__Written instruction__. Write the data out again exactly, dropping any images it holds.

__Given material__.

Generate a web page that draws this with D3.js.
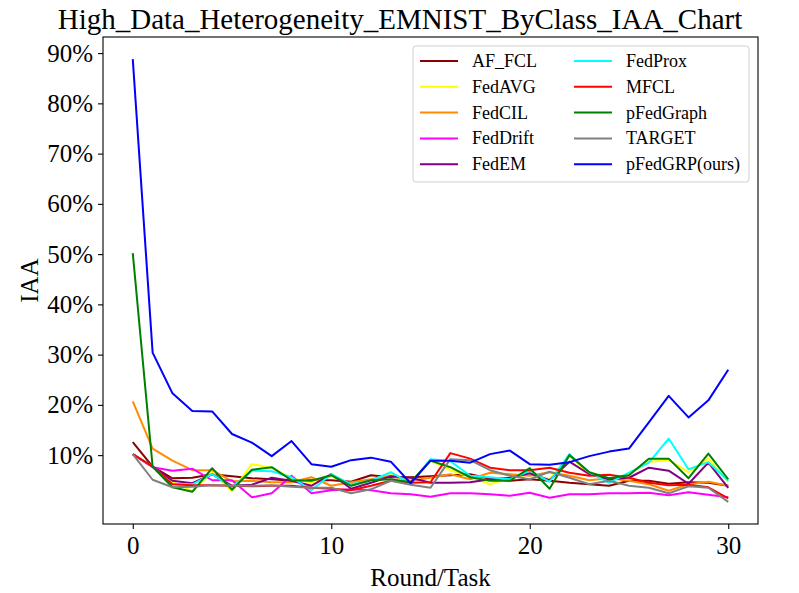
<!DOCTYPE html>
<html>
<head>
<meta charset="utf-8">
<script src="https://cdn.jsdelivr.net/npm/d3@7"></script>
<style>
  body { margin: 0; background: #fff; }
  text { font-family: "Liberation Serif", "Times New Roman", serif; fill: #000; }
</style>
</head>
<body>
<svg id="chart"></svg>
<script>
// rounds 0..30
var rounds = d3.range(0, 31);

// IAA values (%) per method
var afFcl    = [12.6,7.7,5.4,5.5,6.2,5.8,5.4,5.2,4.9,5.0,5.0,4.7,6.0,5.6,5.6,5.8,6.0,6.2,5.3,4.9,5.2,4.9,4.5,4.2,3.9,4.9,4.9,4.3,4.6,4.5,3.9];
var fedAvg   = [10.2,7.7,4.6,2.9,6.6,2.8,8.2,7.5,5.4,4.5,5.8,4.2,5.0,6.4,4.6,8.9,7.0,5.7,4.2,5.5,6.2,5.2,9.9,6.2,5.3,6.2,8.7,9.0,6.6,9.3,4.6];
var fedCil   = [20.7,11.3,8.9,7.0,7.0,4.8,4.9,4.6,4.6,5.6,3.9,4.6,5.2,5.9,4.9,5.5,6.2,5.2,6.5,6.2,5.9,6.6,5.9,5.0,5.4,4.9,4.2,2.9,4.2,4.7,3.9];
var fedDrift = [10.2,7.6,6.9,7.3,5.0,5.0,1.6,2.4,5.9,2.4,3.0,3.2,3.0,2.4,2.2,1.7,2.4,2.4,2.2,1.9,2.5,1.5,2.2,2.2,2.4,2.4,2.5,2.0,2.6,2.1,1.6];
var fedEm    = [10.2,7.7,4.9,4.4,6.2,3.9,4.1,5.5,4.9,3.9,6.2,3.3,4.5,5.8,5.5,4.5,4.5,4.6,5.2,5.5,6.4,5.0,8.7,6.2,5.2,5.5,7.5,6.9,4.3,8.5,3.5];
var fedProx  = [10.2,7.7,4.2,4.2,6.2,3.6,6.9,6.8,5.6,3.0,6.2,4.2,4.9,6.6,4.4,9.2,8.8,5.9,5.6,5.2,6.9,4.7,10.2,6.5,4.5,6.5,8.5,13.3,7.2,8.6,4.9];
var mfcl     = [10.2,7.7,4.2,4.0,4.0,3.9,3.8,3.9,3.9,3.5,3.3,3.0,3.9,4.9,4.5,4.6,10.4,9.3,7.5,7.0,7.0,7.5,6.5,5.9,6.1,5.5,4.5,4.0,4.1,3.6,1.4];
var pFedGraph= [50.2,7.7,3.6,2.7,7.4,3.1,7.1,7.6,5.0,4.9,6.0,3.9,5.0,5.2,4.6,8.9,7.6,5.6,4.9,4.9,7.4,3.3,10.0,6.6,5.4,6.0,9.3,9.3,5.4,10.3,5.2];
var target   = [10.2,5.1,3.6,3.7,4.0,3.9,3.9,4.0,3.7,3.5,3.5,2.4,3.2,4.9,4.1,3.5,9.2,9.0,7.0,5.9,5.2,6.7,5.5,4.2,4.9,3.9,3.5,2.4,3.8,3.5,0.7];
var pFedGrp  = [88.8,30.4,22.3,18.8,18.7,14.2,12.5,9.8,12.8,8.2,7.7,9.0,9.5,8.7,4.4,8.9,8.9,8.5,10.2,10.9,8.2,8.1,8.6,9.8,10.7,11.3,16.5,21.8,17.5,20.9,27.0];

var names  = ["AF_FCL","FedAVG","FedCIL","FedDrift","FedEM","FedProx","MFCL","pFedGraph","TARGET","pFedGRP(ours)"];
var colors = ["#8b0000","#ffff00","#ff8c00","#ff00ff","#800080","#00ffff","#ff0000","#008000","#808080","#0000ff"];
var values = [afFcl,fedAvg,fedCil,fedDrift,fedEm,fedProx,mfcl,pFedGraph,target,pFedGrp];

var xTicks = [0,10,20,30];
var yTicks = [10,20,30,40,50,60,70,80,90];

var width = 799, height = 593;
var margin = {left: 103, right: 41, top: 37, bottom: 69};

var svg = d3.select("#chart").attr("width", width).attr("height", height);

// matplotlib-like 5% padding
var yMin = d3.min(values, d => d3.min(d)), yMax = d3.max(values, d => d3.max(d));
var yPad = (yMax - yMin) * 0.05;

var x = d3.scaleLinear().domain([-1.5, 31.5]).range([margin.left, width - margin.right]);
var y = d3.scaleLinear().domain([yMin - yPad, yMax + yPad]).range([height - margin.bottom, margin.top]);

// lines
var line = d3.line().x((d, i) => x(rounds[i])).y(d => y(d));
svg.append("g")
  .selectAll("path")
  .data(values)
  .join("path")
    .attr("fill", "none")
    .attr("stroke", (d, i) => colors[i])
    .attr("stroke-width", 2)
    .attr("stroke-linejoin", "round")
    .attr("d", line);

// axes
var xAxis = svg.append("g")
  .attr("transform", `translate(0,${height - margin.bottom})`)
  .call(d3.axisBottom(x).tickValues(xTicks).tickSize(5).tickPadding(7));
var yAxis = svg.append("g")
  .attr("transform", `translate(${margin.left},0)`)
  .call(d3.axisLeft(y).tickValues(yTicks).tickSize(5).tickPadding(5).tickFormat(d => d + "%"));

[xAxis, yAxis].forEach(function(a) {
  a.select(".domain").remove();
  a.selectAll("line").attr("stroke", "#000").attr("stroke-width", 1.1);
  a.selectAll("text").attr("font-size", 25).attr("font-family", "Liberation Serif");
});

// frame
svg.append("rect")
  .attr("x", margin.left).attr("y", margin.top)
  .attr("width", width - margin.left - margin.right)
  .attr("height", height - margin.top - margin.bottom)
  .attr("fill", "none").attr("stroke", "#000").attr("stroke-width", 1.1);

// labels
svg.append("text")
  .attr("x", 400).attr("y", 29)
  .attr("text-anchor", "middle").attr("font-size", 29)
  .text("High_Data_Heterogeneity_EMNIST_ByClass_IAA_Chart");

svg.append("text")
  .attr("x", (margin.left + width - margin.right) / 2).attr("y", 586)
  .attr("text-anchor", "middle").attr("font-size", 25)
  .text("Round/Task");

svg.append("text")
  .attr("transform", `translate(38,${(margin.top + height - margin.bottom) / 2}) rotate(-90)`)
  .attr("text-anchor", "middle").attr("font-size", 25)
  .text("IAA");

// legend
var legend = svg.append("g");
legend.append("rect")
  .attr("x", 413).attr("y", 46).attr("width", 336).attr("height", 136)
  .attr("rx", 3).attr("fill", "#fff").attr("fill-opacity", 0.8)
  .attr("stroke", "#d0d0d0").attr("stroke-width", 1);

var items = legend.selectAll("g.item")
  .data(names)
  .join("g")
    .attr("class", "item")
    .attr("transform", (d, i) => `translate(${i < 5 ? 420 : 574},${61 + (i % 5) * 25.8})`);
items.append("line")
  .attr("x1", 0).attr("x2", 38).attr("y1", 0).attr("y2", 0)
  .attr("stroke", (d, i) => colors[i]).attr("stroke-width", 2);
items.append("text")
  .attr("x", 52).attr("y", 6)
  .attr("font-size", 18)
  .text(d => d);
</script>
</body>
</html>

__Answer to this exercise__.
Generate a web page that draws this with D3.js.
<!DOCTYPE html>
<html>
<head>
<meta charset="utf-8">
<script src="https://cdn.jsdelivr.net/npm/d3@7"></script>
<style>
  body { margin: 0; background: #fff; }
  text { font-family: "Liberation Serif", "Times New Roman", serif; fill: #000; }
</style>
</head>
<body>
<svg id="chart"></svg>
<script>
// rounds 0..30
var rounds = d3.range(0, 31);

// IAA values (%) per method
var afFcl    = [12.6,7.7,5.4,5.5,6.2,5.8,5.4,5.2,4.9,5.0,5.0,4.7,6.0,5.6,5.6,5.8,6.0,6.2,5.3,4.9,5.2,4.9,4.5,4.2,3.9,4.9,4.9,4.3,4.6,4.5,3.9];
var fedAvg   = [10.2,7.7,4.6,2.9,6.6,2.8,8.2,7.5,5.4,4.5,5.8,4.2,5.0,6.4,4.6,8.9,7.0,5.7,4.2,5.5,6.2,5.2,9.9,6.2,5.3,6.2,8.7,9.0,6.6,9.3,4.6];
var fedCil   = [20.7,11.3,8.9,7.0,7.0,4.8,4.9,4.6,4.6,5.6,3.9,4.6,5.2,5.9,4.9,5.5,6.2,5.2,6.5,6.2,5.9,6.6,5.9,5.0,5.4,4.9,4.2,2.9,4.2,4.7,3.9];
var fedDrift = [10.2,7.6,6.9,7.3,5.0,5.0,1.6,2.4,5.9,2.4,3.0,3.2,3.0,2.4,2.2,1.7,2.4,2.4,2.2,1.9,2.5,1.5,2.2,2.2,2.4,2.4,2.5,2.0,2.6,2.1,1.6];
var fedEm    = [10.2,7.7,4.9,4.4,6.2,3.9,4.1,5.5,4.9,3.9,6.2,3.3,4.5,5.8,5.5,4.5,4.5,4.6,5.2,5.5,6.4,5.0,8.7,6.2,5.2,5.5,7.5,6.9,4.3,8.5,3.5];
var fedProx  = [10.2,7.7,4.2,4.2,6.2,3.6,6.9,6.8,5.6,3.0,6.2,4.2,4.9,6.6,4.4,9.2,8.8,5.9,5.6,5.2,6.9,4.7,10.2,6.5,4.5,6.5,8.5,13.3,7.2,8.6,4.9];
var mfcl     = [10.2,7.7,4.2,4.0,4.0,3.9,3.8,3.9,3.9,3.5,3.3,3.0,3.9,4.9,4.5,4.6,10.4,9.3,7.5,7.0,7.0,7.5,6.5,5.9,6.1,5.5,4.5,4.0,4.1,3.6,1.4];
var pFedGraph= [50.2,7.7,3.6,2.7,7.4,3.1,7.1,7.6,5.0,4.9,6.0,3.9,5.0,5.2,4.6,8.9,7.6,5.6,4.9,4.9,7.4,3.3,10.0,6.6,5.4,6.0,9.3,9.3,5.4,10.3,5.2];
var target   = [10.2,5.1,3.6,3.7,4.0,3.9,3.9,4.0,3.7,3.5,3.5,2.4,3.2,4.9,4.1,3.5,9.2,9.0,7.0,5.9,5.2,6.7,5.5,4.2,4.9,3.9,3.5,2.4,3.8,3.5,0.7];
var pFedGrp  = [88.8,30.4,22.3,18.8,18.7,14.2,12.5,9.8,12.8,8.2,7.7,9.0,9.5,8.7,4.4,8.9,8.9,8.5,10.2,10.9,8.2,8.1,8.6,9.8,10.7,11.3,16.5,21.8,17.5,20.9,27.0];

var names  = ["AF_FCL","FedAVG","FedCIL","FedDrift","FedEM","FedProx","MFCL","pFedGraph","TARGET","pFedGRP(ours)"];
var colors = ["#8b0000","#ffff00","#ff8c00","#ff00ff","#800080","#00ffff","#ff0000","#008000","#808080","#0000ff"];
var values = [afFcl,fedAvg,fedCil,fedDrift,fedEm,fedProx,mfcl,pFedGraph,target,pFedGrp];

var xTicks = [0,10,20,30];
var yTicks = [10,20,30,40,50,60,70,80,90];

var width = 799, height = 593;
var margin = {left: 103, right: 41, top: 37, bottom: 69};

var svg = d3.select("#chart").attr("width", width).attr("height", height);

// matplotlib-like 5% padding
var yMin = d3.min(values, d => d3.min(d)), yMax = d3.max(values, d => d3.max(d));
var yPad = (yMax - yMin) * 0.05;

var x = d3.scaleLinear().domain([-1.5, 31.5]).range([margin.left, width - margin.right]);
var y = d3.scaleLinear().domain([yMin - yPad, yMax + yPad]).range([height - margin.bottom, margin.top]);

// lines
var line = d3.line().x((d, i) => x(rounds[i])).y(d => y(d));
svg.append("g")
  .selectAll("path")
  .data(values)
  .join("path")
    .attr("fill", "none")
    .attr("stroke", (d, i) => colors[i])
    .attr("stroke-width", 2)
    .attr("stroke-linejoin", "round")
    .attr("d", line);

// axes
var xAxis = svg.append("g")
  .attr("transform", `translate(0,${height - margin.bottom})`)
  .call(d3.axisBottom(x).tickValues(xTicks).tickSize(5).tickPadding(7));
var yAxis = svg.append("g")
  .attr("transform", `translate(${margin.left},0)`)
  .call(d3.axisLeft(y).tickValues(yTicks).tickSize(5).tickPadding(5).tickFormat(d => d + "%"));

[xAxis, yAxis].forEach(function(a) {
  a.select(".domain").remove();
  a.selectAll("line").attr("stroke", "#000").attr("stroke-width", 1.1);
  a.selectAll("text").attr("font-size", 25).attr("font-family", "Liberation Serif");
});

// frame
svg.append("rect")
  .attr("x", margin.left).attr("y", margin.top)
  .attr("width", width - margin.left - margin.right)
  .attr("height", height - margin.top - margin.bottom)
  .attr("fill", "none").attr("stroke", "#000").attr("stroke-width", 1.1);

// labels
svg.append("text")
  .attr("x", 400).attr("y", 29)
  .attr("text-anchor", "middle").attr("font-size", 29)
  .text("High_Data_Heterogeneity_EMNIST_ByClass_IAA_Chart");

svg.append("text")
  .attr("x", (margin.left + width - margin.right) / 2).attr("y", 586)
  .attr("text-anchor", "middle").attr("font-size", 25)
  .text("Round/Task");

svg.append("text")
  .attr("transform", `translate(38,${(margin.top + height - margin.bottom) / 2}) rotate(-90)`)
  .attr("text-anchor", "middle").attr("font-size", 25)
  .text("IAA");

// legend
var legend = svg.append("g");
legend.append("rect")
  .attr("x", 413).attr("y", 46).attr("width", 336).attr("height", 136)
  .attr("rx", 3).attr("fill", "#fff").attr("fill-opacity", 0.8)
  .attr("stroke", "#d0d0d0").attr("stroke-width", 1);

var items = legend.selectAll("g.item")
  .data(names)
  .join("g")
    .attr("class", "item")
    .attr("transform", (d, i) => `translate(${i < 5 ? 420 : 574},${61 + (i % 5) * 25.8})`);
items.append("line")
  .attr("x1", 0).attr("x2", 38).attr("y1", 0).attr("y2", 0)
  .attr("stroke", (d, i) => colors[i]).attr("stroke-width", 2);
items.append("text")
  .attr("x", 52).attr("y", 6)
  .attr("font-size", 18)
  .text(d => d);
</script>
</body>
</html>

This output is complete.